* SET EXERCISE
Copy exactly, and only, the lines below from the first through the one containing "var nvirTicks = [20, 50, 100, 200, 300, 400];", both included; pictures are omitted.

* DATA SHOWN
────
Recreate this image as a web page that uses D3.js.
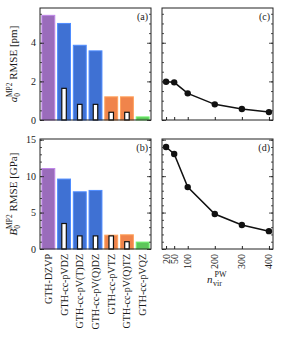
<!DOCTYPE html>
<html>
<head>
<meta charset="UTF-8">
<script src="https://d3js.org/d3.v7.min.js"></script>
<style>
  body { margin: 0; background: #fff; }
  text { font-family: "Liberation Serif", "DejaVu Serif", serif; fill: #1a1a1a; }
</style>
</head>
<body>
<svg id="chart" width="282" height="346"></svg>
<script>
// basis sets and values
var basis = ["GTH-DZVP", "GTH-cc-pVDZ", "GTH-cc-pV(T)DZ", "GTH-cc-pV(Q)DZ", "GTH-cc-pVTZ", "GTH-cc-pV(Q)TZ", "GTH-cc-pVQZ"];
var barColors = ["#9a6cbb", "#3f71d3", "#3f71d3", "#3f71d3", "#f0844b", "#f0844b", "#5cc65a"];
var a0Rmse = [5.42, 5.0, 3.87, 3.58, 1.2, 1.2, 0.16];
var a0Inner = [null, 1.64, 0.81, 0.81, 0.4, 0.4, null];
var b0Rmse = [11.05, 9.6, 7.85, 8.04, 1.9, 1.95, 0.95];
var b0Inner = [null, 3.5, 1.8, 1.8, 1.8, 1.0, null];

var nvir = [20, 50, 100, 200, 300, 400];
var a0Conv = [1.98, 1.95, 1.38, 0.81, 0.57, 0.41];
var b0Conv = [14.0, 13.05, 8.5, 4.8, 3.3, 2.45];
var nvirTicks = [20, 50, 100, 200, 300, 400];

var svg = d3.select("#chart");

var xBand = d3.scaleBand().domain(basis).range([40, 151]).paddingInner(0.18).paddingOuter(0.12);
var xN = d3.scaleLinear().domain([5, 415]).range([162, 273]);
var yA = d3.scaleLinear().domain([0, 5.8]).range([120, 8]);
var yB = d3.scaleLinear().domain([0, 15.1]).range([249, 139]);

function frame(x0, x1, y) {
    var r = y.range();
    svg.append("rect").attr("x", x0).attr("y", r[1]).attr("width", x1 - x0).attr("height", r[0] - r[1])
        .attr("fill", "none").attr("stroke", "#222").attr("stroke-width", 1);
}

function yTicks(x0, x1, y, major, minor, labels) {
    var g = svg.append("g");
    g.append("g").attr("transform", "translate(" + x0 + ",0)")
        .call(d3.axisRight(y).tickValues(minor).tickSize(2).tickFormat(""));
    g.append("g").attr("transform", "translate(" + x0 + ",0)")
        .call(d3.axisRight(y).tickValues(major).tickSize(4).tickFormat(""));
    g.append("g").attr("transform", "translate(" + x1 + ",0)")
        .call(d3.axisLeft(y).tickValues(minor).tickSize(2).tickFormat(""));
    g.append("g").attr("transform", "translate(" + x1 + ",0)")
        .call(d3.axisLeft(y).tickValues(major).tickSize(4).tickFormat(""));
    if (labels) {
        g.append("g").attr("transform", "translate(" + x0 + ",0)")
            .call(d3.axisLeft(y).tickValues(major).tickSize(0).tickPadding(4).tickFormat(d3.format("d")))
            .selectAll("text").attr("font-size", 10);
    }
    g.selectAll(".domain").remove();
    g.selectAll("line").attr("stroke", "#222").attr("stroke-width", 0.8);
}

function bars(y, outer, inner) {
    svg.append("g").selectAll("rect").data(basis).join("rect")
        .attr("x", function (d) { return xBand(d); })
        .attr("width", xBand.bandwidth())
        .attr("y", function (d, i) { return y(outer[i]); })
        .attr("height", function (d, i) { return y(0) - y(outer[i]); })
        .attr("fill", function (d, i) { return barColors[i]; })
        .attr("stroke", function (d, i) { return d3.color(barColors[i]).brighter(0.6); })
        .attr("stroke-width", 1);
    var w = 4.5;
    svg.append("g").selectAll("rect").data(basis.filter(function (d, i) { return inner[i] != null; })).join("rect")
        .attr("x", function (d) { return xBand(d) + xBand.bandwidth() / 2 - w / 2; })
        .attr("width", w)
        .attr("y", function (d) { return y(inner[basis.indexOf(d)]); })
        .attr("height", function (d) { return y(0) - y(inner[basis.indexOf(d)]); })
        .attr("fill", "#fff").attr("stroke", "#111").attr("stroke-width", 1.2);
}

function curve(y, vals) {
    var line = d3.line().x(function (d, i) { return xN(nvir[i]); }).y(function (d) { return y(d); });
    svg.append("path").datum(vals).attr("d", line)
        .attr("fill", "none").attr("stroke", "#111").attr("stroke-width", 1.5);
    svg.append("g").selectAll("circle").data(vals).join("circle")
        .attr("cx", function (d, i) { return xN(nvir[i]); })
        .attr("cy", function (d) { return y(d); })
        .attr("r", 3.2).attr("fill", "#111");
    var bottom = y.range()[0];
    svg.append("g").attr("transform", "translate(0," + bottom + ")")
        .call(d3.axisTop(xN).tickValues(nvirTicks).tickSize(3).tickFormat(""))
        .call(function (g) { g.select(".domain").remove(); g.selectAll("line").attr("stroke", "#222"); });
}

// panel (a) and (c)
bars(yA, a0Rmse, a0Inner);
yTicks(40, 151, yA, [0, 2, 4], d3.range(0, 5.8, 0.5), true);
frame(40, 151, yA);
curve(yA, a0Conv);
yTicks(162, 273, yA, [0, 2, 4], d3.range(0, 5.8, 0.5), false);
frame(162, 273, yA);

// panel (b) and (d)
bars(yB, b0Rmse, b0Inner);
yTicks(40, 151, yB, [0, 5, 10, 15], d3.range(0, 15.1, 1), true);
frame(40, 151, yB);
curve(yB, b0Conv);
yTicks(162, 273, yB, [0, 5, 10, 15], d3.range(0, 15.1, 1), false);
frame(162, 273, yB);

// category labels
svg.append("g").selectAll("text").data(basis).join("text")
    .attr("transform", function (d) { return "translate(" + (xBand(d) + xBand.bandwidth() / 2 + 3.5) + ",254) rotate(-90)"; })
    .attr("text-anchor", "end").attr("font-size", 10).text(function (d) { return d; });

// n_vir tick labels
svg.append("g").selectAll("text").data(nvirTicks).join("text")
    .attr("transform", function (d) { return "translate(" + (xN(d) + 3.5) + ",254) rotate(-90)"; })
    .attr("text-anchor", "end").attr("font-size", 10).text(function (d) { return d; });

// x label n_vir^PW
svg.append("text").attr("x", 207).attr("y", 283).attr("font-size", 11).attr("font-style", "italic").text("n");
svg.append("text").attr("x", 213).attr("y", 286).attr("font-size", 8).text("vir");
svg.append("text").attr("x", 214.5).attr("y", 277).attr("font-size", 8).text("PW");

// y labels
function yLabel(cy, sym, unit) {
    var t = svg.append("text").attr("transform", "translate(17," + cy + ") rotate(-90)")
        .attr("text-anchor", "middle").attr("font-size", 11);
    t.append("tspan").attr("font-style", "italic").text(sym);
    t.append("tspan").attr("font-size", 7.5).attr("dy", 3).text("0");
    t.append("tspan").attr("font-size", 7.5).attr("dx", -4).attr("dy", -8).text("MP2");
    t.append("tspan").attr("dy", 5).text(" RMSE [" + unit + "]");
}
yLabel(64, "a", "pm");
yLabel(194, "B", "GPa");

// panel letters
[["(a)", 148, 20], ["(c)", 270, 20], ["(b)", 148, 151], ["(d)", 270, 151]].forEach(function (p) {
    svg.append("text").attr("x", p[1]).attr("y", p[2]).attr("text-anchor", "end").attr("font-size", 10).text(p[0]);
});
</script>
</body>
</html>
────
* WRITTEN RESPONSE
Recreate this image as a web page that uses D3.js.
<!DOCTYPE html>
<html>
<head>
<meta charset="UTF-8">
<script src="https://d3js.org/d3.v7.min.js"></script>
<style>
  body { margin: 0; background: #fff; }
  text { font-family: "Liberation Serif", "DejaVu Serif", serif; fill: #1a1a1a; }
</style>
</head>
<body>
<svg id="chart" width="282" height="346"></svg>
<script>
// basis sets and values
var basis = ["GTH-DZVP", "GTH-cc-pVDZ", "GTH-cc-pV(T)DZ", "GTH-cc-pV(Q)DZ", "GTH-cc-pVTZ", "GTH-cc-pV(Q)TZ", "GTH-cc-pVQZ"];
var barColors = ["#9a6cbb", "#3f71d3", "#3f71d3", "#3f71d3", "#f0844b", "#f0844b", "#5cc65a"];
var a0Rmse = [5.42, 5.0, 3.87, 3.58, 1.2, 1.2, 0.16];
var a0Inner = [null, 1.64, 0.81, 0.81, 0.4, 0.4, null];
var b0Rmse = [11.05, 9.6, 7.85, 8.04, 1.9, 1.95, 0.95];
var b0Inner = [null, 3.5, 1.8, 1.8, 1.8, 1.0, null];

var nvir = [20, 50, 100, 200, 300, 400];
var a0Conv = [1.98, 1.95, 1.38, 0.81, 0.57, 0.41];
var b0Conv = [14.0, 13.05, 8.5, 4.8, 3.3, 2.45];
var nvirTicks = [20, 50, 100, 200, 300, 400];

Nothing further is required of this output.